Tuesday, August 25, 2015

Historic Fail

Recently Ukraine celebrated its Independence Day.

I am not going into thin matters of how funny (and tragic at the same time) it sounds for me as an ex-Soviet citizen. I just wuold like to draw your attention to one of the tweets with which Ukrainian president Petro Poroshenko celebrated the day.
Poroshenko's tweet calling Novorossiya as Mordor.
Ukraine existed, exists, and will exist.
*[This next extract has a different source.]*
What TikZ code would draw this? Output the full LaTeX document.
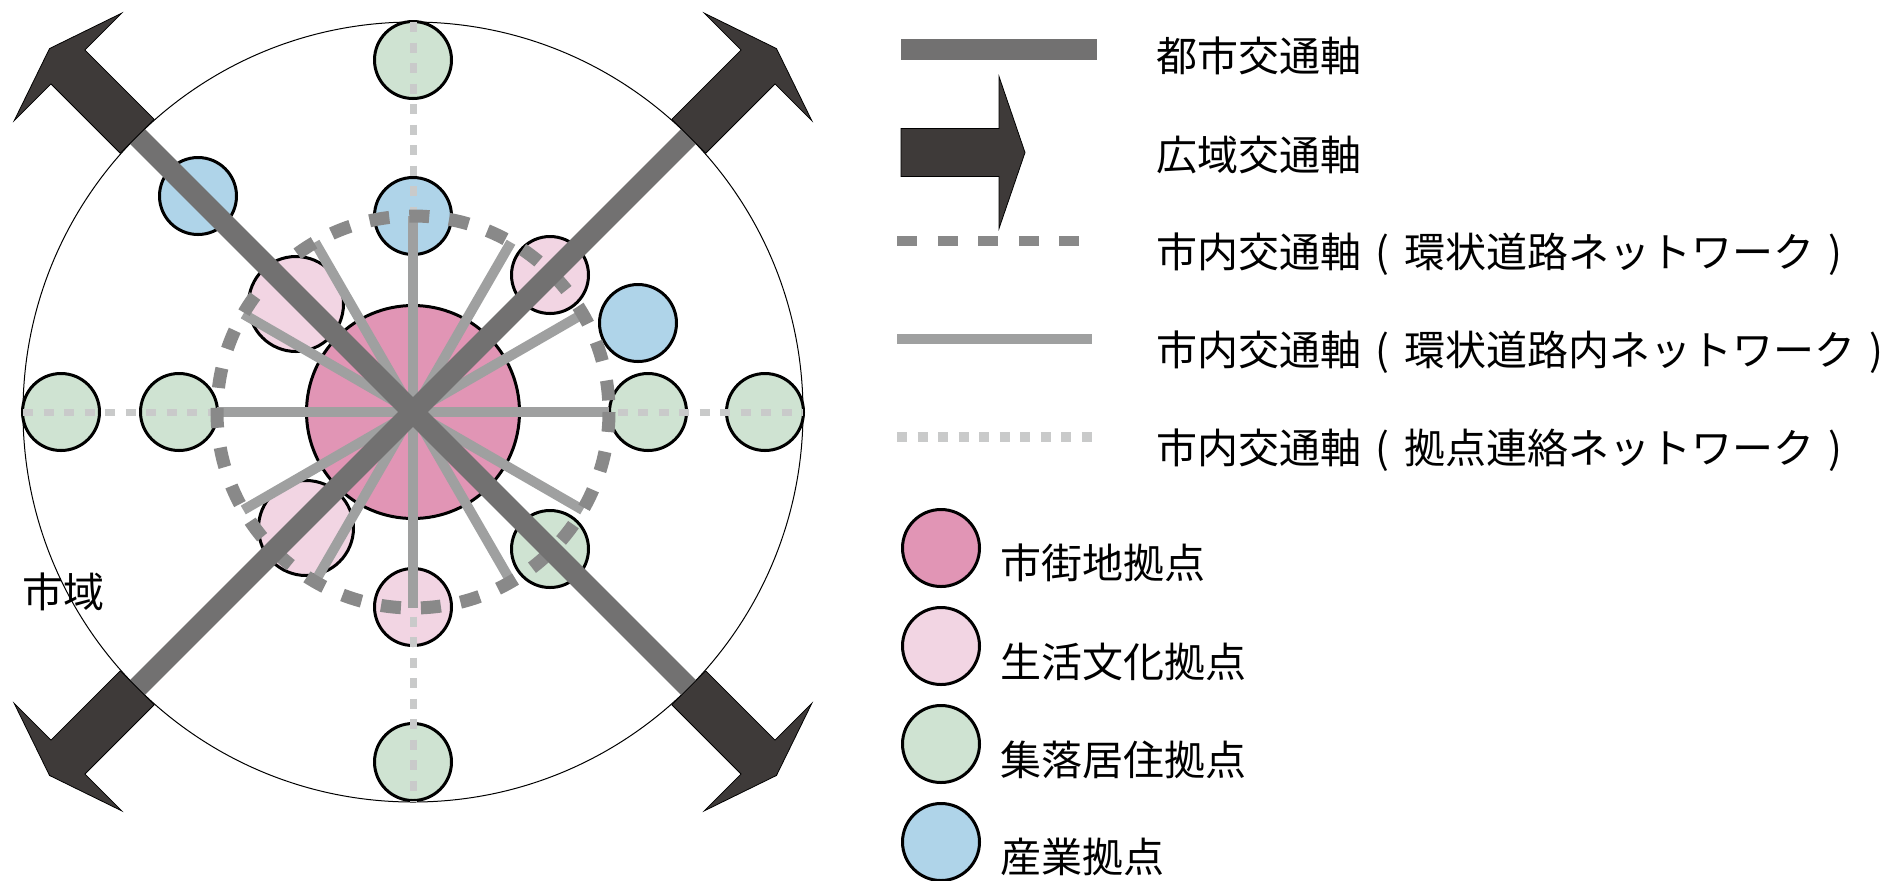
\documentclass[tikz,border=0pt]{standalone}
\usepackage{fontspec}
\newfontfamily\jpfont{Noto Sans CJK JP}
\definecolor{hubpink}{HTML}{E195B5}
\definecolor{lifepink}{HTML}{F2D5E3}
\definecolor{villagegreen}{HTML}{CFE3D2}
\definecolor{industryblue}{HTML}{AFD4E9}
\definecolor{arrowdark}{HTML}{3E3A39}
\definecolor{axisgray}{HTML}{727171}
\definecolor{spokegray}{HTML}{9FA0A0}
\definecolor{ringgray}{HTML}{898989}
\definecolor{linkgray}{HTML}{C9CACA}
\newcommand\jlparen{\makebox[1.05em]{(}}
\newcommand\jrparen{\makebox[1.05em]{)}}
\tikzset{
  spot/.style={circle, draw=black, line width=1.5pt, inner sep=0pt, outer sep=0pt, minimum size=38.5pt},
  hubspot/.style={spot, fill=hubpink, minimum size=106.5pt},
  lifespot/.style={spot, fill=lifepink},
  lifebig/.style={spot, fill=lifepink, minimum size=47.5pt},
  villagespot/.style={spot, fill=villagegreen},
  industryspot/.style={spot, fill=industryblue},
  cityaxis/.style={draw=axisgray, line width=10.5pt},
  spoke/.style={draw=spokegray, line width=5pt},
  ringroad/.style={draw=ringgray, line width=6.5pt, dash pattern=on 10pt off 10pt},
  linkline/.style={draw=linkgray, line width=3.5pt, dash pattern=on 5pt off 5.25pt},
  arrowbody/.style={fill=arrowdark, draw=black, line width=0.4pt},
  jptext/.style={font=\jpfont\fontsize{20.5pt}{24pt}\selectfont, text=black, anchor=west,
    inner sep=0pt, outer sep=0pt, text height=18pt, text depth=2.5pt},
  widearrow/.pic={
    \path[arrowbody] (390,-24) -- (488,-24) -- (488,-76) -- (514,0) -- (488,76)
      -- (488,24) -- (390,24) -- cycle;
  },
}
\begin{document}
\begin{tikzpicture}[x=0.5pt,y=-0.5pt]
\useasboundingbox (0,0) rectangle (1895,880);
% city area
\node[circle, draw=black, line width=0.5pt, inner sep=0pt, outer sep=0pt, minimum size=390pt] (city) at (413,412) {};
% bases
\node[hubspot] (hub) at (413,412) {};
\node[villagespot] (vtop) at (413,60) {};
\node[industryspot] (itop) at (413,216) {};
\node[industryspot] (iul) at (198,196) {};
\node[lifebig] (lul) at (296,304) {};
\node[lifespot] (lur) at (550,275) {};
\node[industryspot] (iright) at (638,323) {};
\node[villagespot] (vlo) at (61,412) {};
\node[villagespot] (vli) at (179,412) {};
\node[villagespot] (vri) at (648,412) {};
\node[villagespot] (vro) at (765,412) {};
\node[lifebig] (lll) at (306,528) {};
\node[villagespot] (vlr) at (550,549) {};
\node[lifespot] (lbot) at (413,607) {};
\node[villagespot] (vbot) at (413,762) {};
% link network
\draw[linkline] (city.north) -- (city.south);
\draw[linkline] (city.west) -- (city.east);
% inner network spokes
\foreach \a in {0,30,...,330}{
  \coordinate (sp\a) at ([shift={(\a:196)}]hub.center);
  \draw[spoke] (hub.center) -- (sp\a);
}
% ring road
\draw[ringroad] (hub.center) circle[radius=196];
% urban axes
\foreach \a in {45,135,225,315}{
  \coordinate (ax\a) at ([shift={(\a:390)}]hub.center);
}
\draw[cityaxis] (ax45) -- (ax225);
\draw[cityaxis] (ax135) -- (ax315);
% wide area arrows
\foreach \a in {45,135,225,315}{
  \pic[rotate=\a] at (hub.center) {widearrow};
}
\node[jptext] (cityname) at (23,592) {市域};
% legend
\coordinate (k1a) at (901,49.5); \coordinate (k1b) at (1097,49.5);
\draw[cityaxis] (k1a) -- (k1b);
\coordinate (k2) at (511,152.5);
\pic at (k2) {widearrow};
\coordinate (k3a) at (897,241); \coordinate (k3b) at (1080,241);
\draw[ringroad, line width=5pt, dash pattern=on 10pt off 10.3pt] (k3a) -- (k3b);
\coordinate (k4a) at (897,339); \coordinate (k4b) at (1092,339);
\draw[spoke] (k4a) -- (k4b);
\coordinate (k5a) at (897,436.5); \coordinate (k5b) at (1091.5,436.5);
\draw[linkline, line width=5pt] (k5a) -- (k5b);
\node[jptext] (t1) at (1156,56) {都市交通軸};
\node[jptext] (t2) at (1156,154.5) {広域交通軸};
\node[jptext] (t3) at (1156,252) {市内交通軸\jlparen 環状道路ネットワーク\jrparen};
\node[jptext] (t4) at (1156,350) {市内交通軸\jlparen 環状道路内ネットワーク\jrparen};
\node[jptext] (t5) at (1156,448) {市内交通軸\jlparen 拠点連絡ネットワーク\jrparen};
\node[spot, fill=hubpink] (k6) at (941,548) {};
\node[lifespot] (k7) at (941,646) {};
\node[villagespot] (k8) at (941,744) {};
\node[industryspot] (k9) at (941,842) {};
\node[jptext] (t6) at (1000,563) {市街地拠点};
\node[jptext] (t7) at (1000,662) {生活文化拠点};
\node[jptext] (t8) at (1000,760) {集落居住拠点};
\node[jptext] (t9) at (1000,857) {産業拠点};
\end{tikzpicture}
\end{document}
And Novorossiya is a Tolkien's myth called Mordor.
He wrote it in Ukrainian, but our languages are so close that there's absolutely no trouble for me to translate it.
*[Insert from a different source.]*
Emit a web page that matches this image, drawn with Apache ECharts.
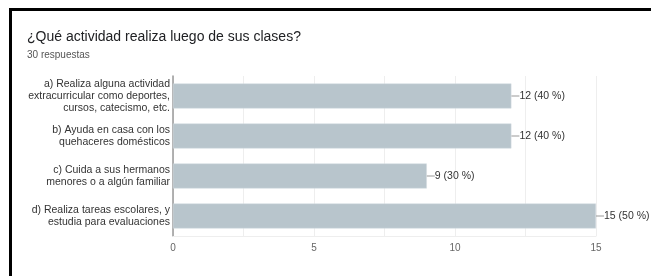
<!DOCTYPE html>
<html>
<head>
<meta charset="utf-8">
<script src="https://cdn.jsdelivr.net/npm/echarts@6/dist/echarts.min.js"></script>
<style>
  html, body { margin: 0; padding: 0; background: #fff; }
  #frame { position: absolute; left: 9px; top: 8px; right: 0; bottom: 0; border-top: 3px solid #000; border-left: 3px solid #000; }
  #main { position: absolute; left: 0; top: 0; width: 651px; height: 276px; }
</style>
</head>
<body>
<div id="frame"></div>
<div id="main"></div>
<script>
// categorias y respuestas
const categorias = [
  'a) Realiza alguna actividad\nextracurricular como deportes,\ncursos, catecismo, etc.',
  'b) Ayuda en casa con los\nquehaceres domésticos',
  'c) Cuida a sus hermanos\nmenores o a algún familiar',
  'd) Realiza tareas escolares, y\nestudia para evaluaciones'
]
const respuestas = [12, 12, 9, 15]
const totalRespuestas = 30
const ticksX = [0, 5, 10, 15]

let chart = echarts.init(document.getElementById('main'))
let option = {
  animation: false,
  title: {
    text: '¿Qué actividad realiza luego de sus clases?',
    subtext: totalRespuestas + ' respuestas',
    left: 22,
    top: 25,
    itemGap: 6,
    textStyle: { fontFamily: 'Liberation Sans', fontSize: 14, fontWeight: 'normal', color: '#202124' },
    subtextStyle: { fontFamily: 'Liberation Sans', fontSize: 10, color: '#555' }
  },
  grid: {
    left: 173,
    right: 55,
    top: 76,
    bottom: 40
  },
  xAxis: {
    type: 'value',
    min: 0,
    max: 15,
    interval: 2.5,
    axisLine: { show: true, lineStyle: { color: '#eeeeee' } },
    axisTick: { show: false },
    splitLine: { lineStyle: { color: '#eeeeee' } },
    axisLabel: {
      color: '#666',
      fontFamily: 'Liberation Sans',
      fontSize: 10,
      margin: 7,
      formatter: v => ticksX.indexOf(v) >= 0 ? String(v) : ''
    }
  },
  yAxis: {
    type: 'category',
    inverse: true,
    data: categorias,
    axisLine: { show: true, lineStyle: { color: '#999', width: 1.5 } },
    axisTick: { show: false },
    axisLabel: {
      color: '#333',
      fontFamily: 'Liberation Sans',
      fontSize: 10.5,
      lineHeight: 12,
      margin: 3,
      align: 'right'
    }
  },
  series: [
    {
      type: 'bar',
      data: respuestas,
      barWidth: 25,
      itemStyle: { color: '#b8c5cc', borderColor: '#d5dde1', borderWidth: 0.5 },
      label: {
        show: true,
        position: 'right',
        distance: 0,
        formatter: p => '{l|}' + p.value + ' (' + Math.round(p.value / totalRespuestas * 100) + ' %)',
        color: '#333',
        fontFamily: 'Liberation Sans',
        fontSize: 10.5,
        rich: {
          l: { width: 8, height: 1, backgroundColor: '#999', padding: 0 }
        }
      }
    }
  ]
}
chart.setOption(option)
</script>
</body>
</html>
The matter is that the word Novorossiya (literally, New Russia) officially appeared in 1764, when Russian empress Catherine the Great established the Novorossiya governorate on the lands conquered during Russo-Turks wars.



You are free to look at the old map of 1800 and compare the Novorossiya Governorate with modern Ukraine.

Novorossiya Governorate of Russian Empire in 1800.

The word "Ukraine" appeared a bit earlier, I should admit, in the mid-17th century, but it was neither ethnicity nor nation. It was just a colloquial term for a certain territory, called "Camporum Deserotum vulgo Ukraina" on the map created by Guillaume le Vasseur de Beauplan in 1648. Roughly speaking, it was a popular name for the land of the Cossack Hetmanate.

In the times of the Russian Empire some territories of what is Ukraine now were called Malorossiya (Little Russia, Rus Minor, Μικρὰ Ῥωσία).

Ukrainian identity was a child of Polish policy, in the 19th century strengthened by the Austro-Hungary. They needed the local ethnically Russian population to feel their speciality, to feel non-Russian.

Well, they succeeded, we see. "Ukraine is not Russia" — this is historically delusional, but current kind of a national idea reigning in Kiev. However, what a pity for Mr. Poroshenko, it does not make Novorossia a Mordor.

Novorossiya is not Ukraine. And it looks like never will be.